Eventualmente a gente é apresentado a conteúdos que não domina ou que na verdade nem sabia que existiam. Estes conteúdos são produzidos por pessoas das mais diversas origens e formações. São pessoas que não necessariamente conhecemos e que nos apresentam coisas dizendo que aquilo é verdade, que é confiável e que elas são especialistas naqueles assuntos. Estas são as pessoas das quais falei há pouco. É o nutrólogo, o Arquiteto e o Mecânico que estão em busca de consolidar-se como pessoas influentes ou de referência em suas áreas.
Pois bem, a gente não conhece estas pessoas e nem sabe se o que elas estão falando é verdade. Mas a gente é humano e os humanos consideram inicialmente como verdade aquilo que lhes é apresentado, via de regra. Essa coisa de considerarmos inicialmente aquilo que ouvimos, lemos ou vemos dos outros como verdade é algo que nos ajuda, inclusive, a entender o espalhamento de desinformação. Mas sobre isso vou me dedicar a falar em outra ocasião. Por agora, o que é importante é juntarmos duas coisas que ainda estão perdidas nesta fala de hoje. A primeira é que a gente tende a generalizar coisas a partir de experiências individuais que temos. Lá no começo da fala eu faço uma generalização, apresentando um pressuposto baseado em minha experiência pessoal. Isso é bem comum de acontecer. Quando a gente não conhece muito sobre outras experiências em um determinado campo ou assunto, tendemos a pensar que todas as vivências relacionadas no mundo serão da mesma forma. Por exemplo: se você teve uma péssima experiência com um som da marca CCE, você vai tender a achar que todos os aparelhos dessa marca são ruins.

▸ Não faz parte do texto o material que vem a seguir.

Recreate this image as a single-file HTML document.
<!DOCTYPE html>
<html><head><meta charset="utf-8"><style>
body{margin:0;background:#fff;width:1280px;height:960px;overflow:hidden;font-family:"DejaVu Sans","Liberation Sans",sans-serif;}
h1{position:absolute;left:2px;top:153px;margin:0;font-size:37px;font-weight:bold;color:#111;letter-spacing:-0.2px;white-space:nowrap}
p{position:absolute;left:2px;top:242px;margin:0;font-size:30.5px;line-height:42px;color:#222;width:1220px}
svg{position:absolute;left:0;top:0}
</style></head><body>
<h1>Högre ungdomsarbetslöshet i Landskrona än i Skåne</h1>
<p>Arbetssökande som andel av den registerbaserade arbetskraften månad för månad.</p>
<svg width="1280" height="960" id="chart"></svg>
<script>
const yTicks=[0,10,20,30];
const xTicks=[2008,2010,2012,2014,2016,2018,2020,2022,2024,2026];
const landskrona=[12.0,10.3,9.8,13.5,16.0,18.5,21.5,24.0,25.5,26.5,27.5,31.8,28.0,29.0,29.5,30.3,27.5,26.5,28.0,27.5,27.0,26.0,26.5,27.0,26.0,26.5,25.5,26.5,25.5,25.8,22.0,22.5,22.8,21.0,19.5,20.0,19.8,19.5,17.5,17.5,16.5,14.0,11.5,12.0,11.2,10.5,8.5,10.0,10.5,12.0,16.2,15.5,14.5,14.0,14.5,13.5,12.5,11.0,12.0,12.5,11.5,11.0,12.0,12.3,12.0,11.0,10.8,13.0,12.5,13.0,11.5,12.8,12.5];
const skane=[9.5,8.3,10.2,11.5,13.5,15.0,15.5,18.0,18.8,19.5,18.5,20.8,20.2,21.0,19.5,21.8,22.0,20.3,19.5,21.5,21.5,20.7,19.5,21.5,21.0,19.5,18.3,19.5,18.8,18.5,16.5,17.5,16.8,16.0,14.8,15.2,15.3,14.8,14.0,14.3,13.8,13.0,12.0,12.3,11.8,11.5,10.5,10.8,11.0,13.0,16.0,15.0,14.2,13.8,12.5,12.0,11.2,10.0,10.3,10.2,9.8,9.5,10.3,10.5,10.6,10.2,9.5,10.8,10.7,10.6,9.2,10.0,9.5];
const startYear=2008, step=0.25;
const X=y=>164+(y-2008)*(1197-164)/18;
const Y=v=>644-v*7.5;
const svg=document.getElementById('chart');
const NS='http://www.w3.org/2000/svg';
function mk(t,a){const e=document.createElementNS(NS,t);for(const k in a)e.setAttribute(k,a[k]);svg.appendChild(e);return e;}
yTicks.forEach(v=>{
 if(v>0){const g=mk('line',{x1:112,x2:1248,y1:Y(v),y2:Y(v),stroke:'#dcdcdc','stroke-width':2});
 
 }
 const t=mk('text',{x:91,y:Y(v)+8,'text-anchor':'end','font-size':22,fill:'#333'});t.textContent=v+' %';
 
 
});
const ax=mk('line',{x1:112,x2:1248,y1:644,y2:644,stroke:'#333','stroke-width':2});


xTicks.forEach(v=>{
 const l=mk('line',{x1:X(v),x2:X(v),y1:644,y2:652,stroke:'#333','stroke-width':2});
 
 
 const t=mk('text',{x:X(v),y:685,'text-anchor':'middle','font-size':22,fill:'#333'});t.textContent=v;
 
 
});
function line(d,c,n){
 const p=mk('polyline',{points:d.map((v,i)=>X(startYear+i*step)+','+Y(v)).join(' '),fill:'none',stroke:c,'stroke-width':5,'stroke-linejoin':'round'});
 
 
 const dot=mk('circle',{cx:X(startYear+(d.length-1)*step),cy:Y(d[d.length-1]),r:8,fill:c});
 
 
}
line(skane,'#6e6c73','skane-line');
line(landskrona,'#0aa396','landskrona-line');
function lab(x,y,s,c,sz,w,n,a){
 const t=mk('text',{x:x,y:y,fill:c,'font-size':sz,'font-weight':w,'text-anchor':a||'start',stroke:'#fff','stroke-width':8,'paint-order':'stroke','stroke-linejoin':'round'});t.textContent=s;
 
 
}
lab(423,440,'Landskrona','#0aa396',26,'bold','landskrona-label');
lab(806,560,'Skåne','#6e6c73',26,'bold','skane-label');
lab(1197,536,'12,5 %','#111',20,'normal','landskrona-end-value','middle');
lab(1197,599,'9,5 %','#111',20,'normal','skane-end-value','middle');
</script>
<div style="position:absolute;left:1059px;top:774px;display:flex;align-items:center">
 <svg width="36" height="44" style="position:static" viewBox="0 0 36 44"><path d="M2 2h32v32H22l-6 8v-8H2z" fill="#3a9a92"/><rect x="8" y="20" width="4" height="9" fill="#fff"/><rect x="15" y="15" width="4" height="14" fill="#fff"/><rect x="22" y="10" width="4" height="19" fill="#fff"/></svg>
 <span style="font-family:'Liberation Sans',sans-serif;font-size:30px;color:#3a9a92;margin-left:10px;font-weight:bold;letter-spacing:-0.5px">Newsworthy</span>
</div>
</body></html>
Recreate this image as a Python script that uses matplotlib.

Este tipo de generalização a partir de experiência pessoal, como é possível antecipar, não tem muita fundamentação ou validade, né? Só que é difícil a gente levar isso em conta enquanto está rolando o feed do Instagram. Por isso que é fácil a gente acabar sentindo que está fazendo algo errado, ou que não está fazendo o que deveria fazer ou mesmo que está aquém em suas realizações quando a gente vê uma pessoa nas plataformas sociais com uma performance que a gente não está conseguindo ter. Isso pode te levar a interpretar as suas próprias realizações de um jeito muito ruim. Em primeiro lugar porque tal qual a facilidade de generalizar a partir de experiências pessoais e de considerar qualquer coisa que ouvimos, inicialmente, como verdade, também somos levados a comparar nossas vidas com as vidas dos outros. A angústia e aquele sentimento de não realização podem estar vindo daí.
Assim, para tentar finalizar esta fala que acabou ficando por demais longa hoje, é importante a gente prestar atenção que ao menos parte destes sentimentos ruins que a gente tem com relação à nossa produtividade e às expectativas que colocamos para nós mesmos vêm de reações ou atitudes que temos de forma natural e esperada frente às coisas que são apresentadas pra nós. Talvez sejam mais algumas externalidades negativas das plataformas sociais sobre as quais precisamos ficar atentos. Enfim. É o que tem pra hoje.
Bem, acho que ficaram algumas pontas soltas neste texto. Eventualmente tentarei resolver todas as questões. Sobre o bom tédio e o tédio ruim pra gente, vou falar em outra ocasião. Um abraço!